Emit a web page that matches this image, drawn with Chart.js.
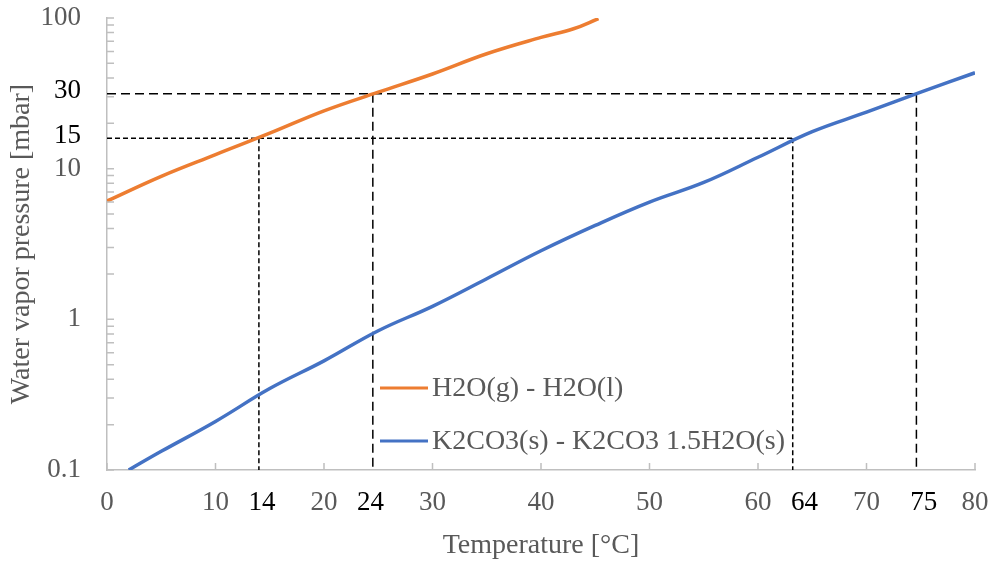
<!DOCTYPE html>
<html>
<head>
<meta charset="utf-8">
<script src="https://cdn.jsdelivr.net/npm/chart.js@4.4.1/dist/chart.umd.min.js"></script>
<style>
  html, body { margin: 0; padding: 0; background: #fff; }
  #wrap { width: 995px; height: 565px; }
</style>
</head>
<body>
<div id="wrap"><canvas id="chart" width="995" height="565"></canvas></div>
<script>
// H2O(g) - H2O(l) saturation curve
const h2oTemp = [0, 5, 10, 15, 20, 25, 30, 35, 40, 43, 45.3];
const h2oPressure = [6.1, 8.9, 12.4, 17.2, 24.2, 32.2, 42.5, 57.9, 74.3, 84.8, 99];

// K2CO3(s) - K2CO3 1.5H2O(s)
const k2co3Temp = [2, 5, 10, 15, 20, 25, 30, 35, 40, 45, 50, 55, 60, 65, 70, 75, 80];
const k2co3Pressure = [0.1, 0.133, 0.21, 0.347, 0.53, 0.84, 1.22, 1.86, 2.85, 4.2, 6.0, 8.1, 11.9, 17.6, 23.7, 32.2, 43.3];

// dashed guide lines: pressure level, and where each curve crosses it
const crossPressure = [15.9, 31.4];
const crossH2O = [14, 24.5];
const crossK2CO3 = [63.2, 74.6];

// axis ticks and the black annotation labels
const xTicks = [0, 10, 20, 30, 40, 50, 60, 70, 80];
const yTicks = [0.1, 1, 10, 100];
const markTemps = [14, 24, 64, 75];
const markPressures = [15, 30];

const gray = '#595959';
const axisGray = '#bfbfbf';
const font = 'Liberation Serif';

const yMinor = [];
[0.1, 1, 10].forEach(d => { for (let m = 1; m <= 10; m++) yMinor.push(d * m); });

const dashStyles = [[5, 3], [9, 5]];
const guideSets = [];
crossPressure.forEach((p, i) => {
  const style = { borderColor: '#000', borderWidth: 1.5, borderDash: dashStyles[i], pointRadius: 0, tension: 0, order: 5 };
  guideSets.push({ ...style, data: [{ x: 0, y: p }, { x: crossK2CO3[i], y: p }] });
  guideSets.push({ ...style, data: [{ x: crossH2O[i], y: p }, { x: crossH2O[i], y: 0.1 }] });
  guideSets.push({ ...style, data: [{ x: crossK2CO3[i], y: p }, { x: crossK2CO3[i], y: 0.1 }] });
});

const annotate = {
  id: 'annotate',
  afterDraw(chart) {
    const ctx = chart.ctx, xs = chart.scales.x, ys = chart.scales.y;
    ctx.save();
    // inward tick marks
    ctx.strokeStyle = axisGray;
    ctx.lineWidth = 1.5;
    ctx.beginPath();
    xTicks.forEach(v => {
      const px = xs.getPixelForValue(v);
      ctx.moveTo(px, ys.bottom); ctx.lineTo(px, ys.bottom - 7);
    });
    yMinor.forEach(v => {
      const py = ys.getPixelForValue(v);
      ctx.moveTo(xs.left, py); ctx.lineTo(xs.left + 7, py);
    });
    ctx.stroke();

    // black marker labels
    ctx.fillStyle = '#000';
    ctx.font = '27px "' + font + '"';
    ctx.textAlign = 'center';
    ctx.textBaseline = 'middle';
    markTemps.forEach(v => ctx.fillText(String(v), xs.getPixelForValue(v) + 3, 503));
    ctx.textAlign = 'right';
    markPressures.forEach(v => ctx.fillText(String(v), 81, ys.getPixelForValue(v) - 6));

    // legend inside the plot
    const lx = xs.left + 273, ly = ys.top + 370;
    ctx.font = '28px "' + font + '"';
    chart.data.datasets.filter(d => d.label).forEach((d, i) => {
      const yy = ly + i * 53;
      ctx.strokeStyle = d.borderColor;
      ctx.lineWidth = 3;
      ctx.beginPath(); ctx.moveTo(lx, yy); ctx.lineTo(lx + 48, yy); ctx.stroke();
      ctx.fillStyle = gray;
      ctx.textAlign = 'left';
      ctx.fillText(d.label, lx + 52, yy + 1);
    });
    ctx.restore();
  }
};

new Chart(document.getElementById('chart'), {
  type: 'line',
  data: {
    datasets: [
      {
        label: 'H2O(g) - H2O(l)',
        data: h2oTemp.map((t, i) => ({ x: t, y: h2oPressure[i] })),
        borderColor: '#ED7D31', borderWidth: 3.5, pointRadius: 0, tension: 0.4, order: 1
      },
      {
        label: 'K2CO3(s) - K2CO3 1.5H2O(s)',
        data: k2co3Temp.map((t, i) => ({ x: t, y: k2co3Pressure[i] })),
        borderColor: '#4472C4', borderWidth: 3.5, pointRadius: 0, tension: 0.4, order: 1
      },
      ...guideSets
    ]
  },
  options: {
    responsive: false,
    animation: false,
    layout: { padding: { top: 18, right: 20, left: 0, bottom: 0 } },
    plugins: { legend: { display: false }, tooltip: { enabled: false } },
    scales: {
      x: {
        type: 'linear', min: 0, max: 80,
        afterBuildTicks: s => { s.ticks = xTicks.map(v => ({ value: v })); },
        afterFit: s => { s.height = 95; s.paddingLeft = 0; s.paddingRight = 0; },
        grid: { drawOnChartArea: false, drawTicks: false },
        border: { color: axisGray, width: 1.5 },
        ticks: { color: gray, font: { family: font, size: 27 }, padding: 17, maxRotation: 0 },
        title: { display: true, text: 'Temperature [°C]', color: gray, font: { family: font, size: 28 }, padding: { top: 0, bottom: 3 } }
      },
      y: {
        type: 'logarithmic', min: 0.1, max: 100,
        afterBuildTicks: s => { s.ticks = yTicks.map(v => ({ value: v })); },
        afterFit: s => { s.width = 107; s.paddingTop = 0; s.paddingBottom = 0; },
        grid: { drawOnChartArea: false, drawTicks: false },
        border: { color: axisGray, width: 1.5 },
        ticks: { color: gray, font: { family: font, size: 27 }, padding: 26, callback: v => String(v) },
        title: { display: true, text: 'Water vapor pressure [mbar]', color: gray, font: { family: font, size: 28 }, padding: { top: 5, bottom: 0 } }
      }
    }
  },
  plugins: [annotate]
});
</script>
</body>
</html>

WRITTEN EXERCISE:
Take the material above from its first line through the line holding "23.7, 32.2, 43.3];" and set it down exactly, without the pictures.

REPLY TO THE EXERCISE:
Emit a web page that matches this image, drawn with Chart.js.
<!DOCTYPE html>
<html>
<head>
<meta charset="utf-8">
<script src="https://cdn.jsdelivr.net/npm/chart.js@4.4.1/dist/chart.umd.min.js"></script>
<style>
  html, body { margin: 0; padding: 0; background: #fff; }
  #wrap { width: 995px; height: 565px; }
</style>
</head>
<body>
<div id="wrap"><canvas id="chart" width="995" height="565"></canvas></div>
<script>
// H2O(g) - H2O(l) saturation curve
const h2oTemp = [0, 5, 10, 15, 20, 25, 30, 35, 40, 43, 45.3];
const h2oPressure = [6.1, 8.9, 12.4, 17.2, 24.2, 32.2, 42.5, 57.9, 74.3, 84.8, 99];

// K2CO3(s) - K2CO3 1.5H2O(s)
const k2co3Temp = [2, 5, 10, 15, 20, 25, 30, 35, 40, 45, 50, 55, 60, 65, 70, 75, 80];
const k2co3Pressure = [0.1, 0.133, 0.21, 0.347, 0.53, 0.84, 1.22, 1.86, 2.85, 4.2, 6.0, 8.1, 11.9, 17.6, 23.7, 32.2, 43.3];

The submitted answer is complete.